CEZ AS, the Prague-based utility company, almost lost its license in Bulgaria this year as regulators probed the company’s consumer pricing. High electricity bills were triggering popular protests that later toppled the government. Albania revoked CEZ’s license and seized its assets in January following disputes over tariffs and taxes; CEZ has started arbitration.
“Greedy” energy companies make “extra profit” that Orban’s government is now “returning to the people,” Mate Kocsis, spokesman of Hungary’s ruling Fidesz party, said on Sept. 17, according to the party’s website.
Orban will have cut household energy prices this year by 20 percent when the second phase goes into effect Nov. 1. Facing parliamentary elections in the second quarter of 2014, he has made fighting consumer energy costs the central theme of his campaign.
“We treasure it and if needed, we will defend it,” Orban said of Mol on Oct. 15 in Tiszaujvaros, northeast of Budapest. He joined the embattled Hernadi to show support on the occasion of the expansion of Mol’s petrochemical unit. Hernadi, in his first public appearance since the arrest warrant, said Mol “always had problems and we always ended up solving them.”
Hungary battled to protect Mol from takeovers just as the Budapest-based company was acquiring INA in Croatia.
In 2009, Mol fended off a hostile takeover attempt by Austria’s OMV AG (OMV), which as a result sold its 21 percent stake in Mol to Russia’s OAO Surgutneftegas. Mol then blocked Surgut from exercising its voting rights. Orban stepped into the dispute in 2010 by having the government buy Surgut’s stake for 1.9 billion euros ($2.6 billion), making it Mol’s biggest shareholder.
“It’s the boomerang effect,” Peter Szentirmai, an energy analyst at KBC Securities in Budapest, said by phone. “Croatia is employing the sorts of tactics that Mol used against Surgut, except now the victim is Mol and, via the company, the Hungarian government.”
Croatia is investigating the contract that gave Mol management rights in 2009, when Hernadi was already CEO, after a court ruled the deal was the “product of corruption.” The case led to the conviction of former Croatia Prime Minister Ivo Sanader for having taken a bribe. He received a 10-year sentence and is appealing the verdict.
Mol denies wrongdoing. A Hungarian court rejected the Croatian arrest warrant against Hernadi, saying local prosecutors had already conducted an investigation into the deal and found no evidence of criminal wrongdoing by Mol or its executives.
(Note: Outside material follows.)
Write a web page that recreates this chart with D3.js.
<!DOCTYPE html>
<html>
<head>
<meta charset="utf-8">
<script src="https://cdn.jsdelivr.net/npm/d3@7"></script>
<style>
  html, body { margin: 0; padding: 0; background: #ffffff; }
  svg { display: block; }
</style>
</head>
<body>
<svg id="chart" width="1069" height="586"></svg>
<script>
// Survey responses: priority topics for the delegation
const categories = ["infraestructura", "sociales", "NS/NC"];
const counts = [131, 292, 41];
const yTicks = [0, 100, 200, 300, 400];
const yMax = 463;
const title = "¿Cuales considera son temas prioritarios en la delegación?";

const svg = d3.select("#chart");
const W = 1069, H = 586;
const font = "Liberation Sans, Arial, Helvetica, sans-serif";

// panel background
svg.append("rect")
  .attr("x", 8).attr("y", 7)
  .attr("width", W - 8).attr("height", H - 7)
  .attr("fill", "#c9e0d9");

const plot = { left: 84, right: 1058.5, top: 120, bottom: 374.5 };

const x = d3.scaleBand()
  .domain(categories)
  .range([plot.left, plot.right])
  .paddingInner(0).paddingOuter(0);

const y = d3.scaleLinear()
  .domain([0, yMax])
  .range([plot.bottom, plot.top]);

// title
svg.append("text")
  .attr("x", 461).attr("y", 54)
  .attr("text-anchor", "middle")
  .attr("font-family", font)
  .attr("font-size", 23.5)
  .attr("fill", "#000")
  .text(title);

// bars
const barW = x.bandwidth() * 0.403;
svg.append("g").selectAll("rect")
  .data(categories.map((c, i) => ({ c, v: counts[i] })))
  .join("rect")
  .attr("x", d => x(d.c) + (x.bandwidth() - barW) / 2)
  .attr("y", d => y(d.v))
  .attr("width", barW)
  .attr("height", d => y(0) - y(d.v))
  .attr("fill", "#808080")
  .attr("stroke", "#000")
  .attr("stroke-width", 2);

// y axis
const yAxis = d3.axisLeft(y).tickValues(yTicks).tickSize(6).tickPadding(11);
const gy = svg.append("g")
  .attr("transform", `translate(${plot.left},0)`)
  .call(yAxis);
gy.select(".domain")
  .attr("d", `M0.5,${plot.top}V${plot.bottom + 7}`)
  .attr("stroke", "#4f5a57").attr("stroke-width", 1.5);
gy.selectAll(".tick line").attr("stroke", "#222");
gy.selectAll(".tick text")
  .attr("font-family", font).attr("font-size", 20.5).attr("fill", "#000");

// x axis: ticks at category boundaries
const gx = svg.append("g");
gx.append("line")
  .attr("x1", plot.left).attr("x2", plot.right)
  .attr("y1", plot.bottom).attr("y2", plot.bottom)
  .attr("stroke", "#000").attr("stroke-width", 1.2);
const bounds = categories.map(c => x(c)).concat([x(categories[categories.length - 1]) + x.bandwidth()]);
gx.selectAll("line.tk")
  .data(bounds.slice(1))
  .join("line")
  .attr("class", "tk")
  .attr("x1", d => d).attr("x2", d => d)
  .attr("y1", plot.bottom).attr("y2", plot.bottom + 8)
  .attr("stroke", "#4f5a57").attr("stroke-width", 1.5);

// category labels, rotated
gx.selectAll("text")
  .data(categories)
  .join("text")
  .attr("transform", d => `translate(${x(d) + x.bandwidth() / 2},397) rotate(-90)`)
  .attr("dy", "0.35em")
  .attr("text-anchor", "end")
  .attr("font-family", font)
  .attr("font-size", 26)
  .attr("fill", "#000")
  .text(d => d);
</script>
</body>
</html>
Hernadi, who can’t travel outside of Hungary because the arrest warrant for him applies across the EU, will stay as head of the company, Mol said in a statement on Oct. 2. Mol declined to comment on its intentions regarding INA in an Oct. 14 e-mail.
Mol owns 49.1 percent of the company and the Croatian government holds 44.84 percent. INA is a “gem” for Mol and a cornerstone of its central European strategy, Szentirmai said. INA also provides a gateway to the Adriatic Sea for Mol, allowing the transport of liquefied natural gas and cutting Hungary’s energy dependence on Russia.
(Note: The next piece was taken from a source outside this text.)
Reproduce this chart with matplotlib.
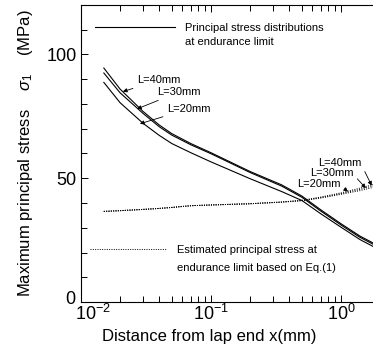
import matplotlib
matplotlib.use('Agg')
import matplotlib.pyplot as plt
import matplotlib.transforms as mtransforms
from matplotlib.lines import Line2D
from matplotlib.ticker import LogLocator, MultipleLocator, NullFormatter

plt.rcParams['font.family'] = ['Liberation Sans', 'DejaVu Sans']
plt.rcParams['mathtext.fontset'] = 'custom'
plt.rcParams['mathtext.rm'] = 'Liberation Sans'
plt.rcParams['mathtext.it'] = 'Liberation Sans:italic'

# distance from lap end x (mm)
x_mm = [0.015, 0.02, 0.03, 0.04, 0.05, 0.07, 0.1, 0.2, 0.35, 0.5, 0.7, 1.0, 1.4, 1.8]

# principal stress distributions at endurance limit (MPa)
s_L40 = [94.5, 86.0, 77.0, 71.5, 68.0, 64.0, 60.3, 52.7, 47.3, 42.8, 37.2, 31.6, 26.6, 23.6]
s_L30 = [92.5, 84.5, 76.2, 70.8, 67.4, 63.5, 59.9, 52.3, 46.8, 42.3, 36.7, 31.1, 26.1, 23.1]
s_L20 = [88.7, 80.5, 72.2, 67.3, 64.0, 60.3, 56.6, 49.8, 44.6, 41.0, 35.6, 30.2, 25.2, 22.2]

# estimated principal stress at endurance limit, Eq.(1) (MPa)
e_L40 = [36.6, 36.9, 37.4, 37.8, 38.2, 38.9, 39.2, 39.7, 40.4, 41.1, 42.4, 44.1, 46.0, 47.6]
e_L30 = [36.6, 36.9, 37.4, 37.8, 38.2, 38.9, 39.2, 39.7, 40.4, 41.0, 42.2, 43.8, 45.5, 47.0]
e_L20 = [36.6, 36.9, 37.4, 37.8, 38.2, 38.9, 39.2, 39.7, 40.3, 40.9, 42.0, 43.5, 45.0, 46.4]

DOT = (0, (1.0, 1.4))

fig = plt.figure(figsize=(3.73, 3.52), dpi=100)
ax = fig.add_axes([0.217, 0.142, 0.783, 0.844])

for s in (s_L40, s_L30, s_L20):
    ax.plot(x_mm, s, color='black', lw=0.8)
for e in (e_L40, e_L30, e_L20):
    ax.plot(x_mm, e, color='black', lw=0.7, linestyle=DOT)

ax.set_xscale('log')
ax.set_xlim(0.01, 1.76)
ax.set_ylim(0, 120)

ax.xaxis.set_major_locator(LogLocator(base=10, numticks=10))
ax.xaxis.set_minor_locator(LogLocator(base=10, subs=range(2, 10), numticks=10))
ax.xaxis.set_minor_formatter(NullFormatter())
ax.yaxis.set_major_locator(MultipleLocator(50))
ax.yaxis.set_minor_locator(MultipleLocator(10))

ax.spines['right'].set_visible(False)
for sp in ax.spines.values():
    sp.set_linewidth(0.8)
ax.tick_params(axis='both', which='both', direction='in', width=0.7)
ax.tick_params(axis='x', which='both', top=True)
ax.tick_params(axis='y', which='both', right=False)
ax.tick_params(which='major', length=5, labelsize=13, pad=3)
ax.tick_params(axis='x', which='major', pad=1)
ax.tick_params(which='minor', length=4)

ax.set_xlabel('Distance from lap end x(mm)', fontsize=12)
ax.xaxis.set_label_coords(0.438, -0.09)
ax.set_ylabel('Maximum principal stress    $\\sigma_1$    (MPa)', fontsize=12,
              labelpad=8)

# keep the 10^-2 label and the "0" label apart at the corner
fig.canvas.draw()
for tick in ax.xaxis.get_major_ticks():
    if abs(tick.get_loc() - 0.01) < 1e-6:
        tick.label1.set_transform(tick.label1.get_transform() +
                                  mtransforms.ScaledTranslation(
                                      9 / 72, 0, fig.dpi_scale_trans))
for tick in ax.yaxis.get_major_ticks():
    if abs(tick.get_loc()) < 1e-6:
        tick.label1.set_transform(tick.label1.get_transform() +
                                  mtransforms.ScaledTranslation(
                                      -1 / 72, 3 / 72, fig.dpi_scale_trans))

# legends
fs = 8
h1 = [Line2D([], [], color='black', lw=0.8),
      Line2D([], [], color='none')]
leg1 = ax.legend(h1, ['Principal stress distributions', 'at endurance limit'],
                 loc='upper left', bbox_to_anchor=(0.048, 0.94),
                 frameon=False, fontsize=fs, handlelength=7.2,
                 handletextpad=0.9, labelspacing=0.35, borderpad=0,
                 borderaxespad=0)
ax.add_artist(leg1)
h2 = [Line2D([], [], color='black', lw=0.7, linestyle=DOT),
      Line2D([], [], color='none')]
ax.legend(h2, ['Estimated principal stress at',
               'endurance limit based on Eq.(1)'],
          loc='upper left', bbox_to_anchor=(0.031, 0.192),
          frameon=False, fontsize=fs, handlelength=6.9,
          handletextpad=0.9, labelspacing=0.75, borderpad=0,
          borderaxespad=0)

arrow = dict(arrowstyle='-|>', color='black', lw=0.6, mutation_scale=6,
             shrinkA=1, shrinkB=0)
# left-hand labels (solid curves)
ax.annotate('L=40mm', xy=(0.021, 85.0), xytext=(0.027, 89.5),
            fontsize=fs, ha='left', va='center', arrowprops=arrow)
ax.annotate('L=30mm', xy=(0.027, 78.0), xytext=(0.0385, 84.8),
            fontsize=fs, ha='left', va='center', arrowprops=arrow)
ax.annotate('L=20mm', xy=(0.0284, 72.0), xytext=(0.0459, 78.0),
            fontsize=fs, ha='left', va='center', arrowprops=arrow)
# right-hand labels (estimated curves)
ax.annotate('L=40mm', xy=(1.72, 47.0), xytext=(0.665, 56.3),
            fontsize=fs, ha='left', va='center',
            arrowprops=dict(arrow, relpos=(1.0, 0.3)))
ax.annotate('L=30mm', xy=(1.55, 46.0), xytext=(0.578, 52.2),
            fontsize=fs, ha='left', va='center',
            arrowprops=dict(arrow, relpos=(1.0, 0.3)))
ax.annotate('L=20mm', xy=(1.13, 44.6), xytext=(0.459, 47.8),
            fontsize=fs, ha='left', va='center',
            arrowprops=dict(arrow, relpos=(1.0, 0.3)))

fig.savefig('out.png', dpi=100)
Orban’s government asked Mol’s management to consider selling its INA stake and suing for damages after Croatia issued the arrest warrant for Hernadi, 52. Croatia’s government has said the bribery investigation is being pursued by independent law-enforcement authorities.
“We recommend to the Croatians that they consider — just like we usually do in Hungary — to take these shares into state hands and to settle” on the price “in a fair way,” Orban said in an Oct. 4. radio interview.
Croatia’s government has denied reports that it’s seeking to buy Mol’s INA stake. The Croatian cabinet is facing a budget squeeze, with a forecast budget gap of 5.5 percent of economic output next year. That would breach the EU’s 3 percent limit and may trigger the bloc’s excessive-deficit procedure.
Croatia won’t “gamble with state finances” by entering “unpredictable financial arrangements” that “harm the budget,” Croatian Prime Minister Zoran Milanovic said on Oct. 4. At the same time, he rejected negotiating over Hernadi’s arrest, saying that was for the independent judiciary to decide.
Mol’s INA stake is worth about $3 billion considering what Mol has invested in the Croatian unit, according to Concorde Ertekpapir Zrt, Hungary’s biggest broker. Yet it makes little sense to sell as INA was the company “that eventually made it possible for Mol to gain a foothold in the Balkans,” Concorde analyst Attila Vago said in an Oct. 7 e-mail.
It would also be difficult for Mol to get the right price as long as the standoff with the Croatian government continues, Deutsche Bank AG analyst Tatiana Kapustina said by phone.
“Mol will try to exit and the question now is on what terms the company will be able to exit,” Moscow-based Kapustina said. “It’s going to be quite challenging to ask a buyer to pay a high price for a relatively troubled asset.”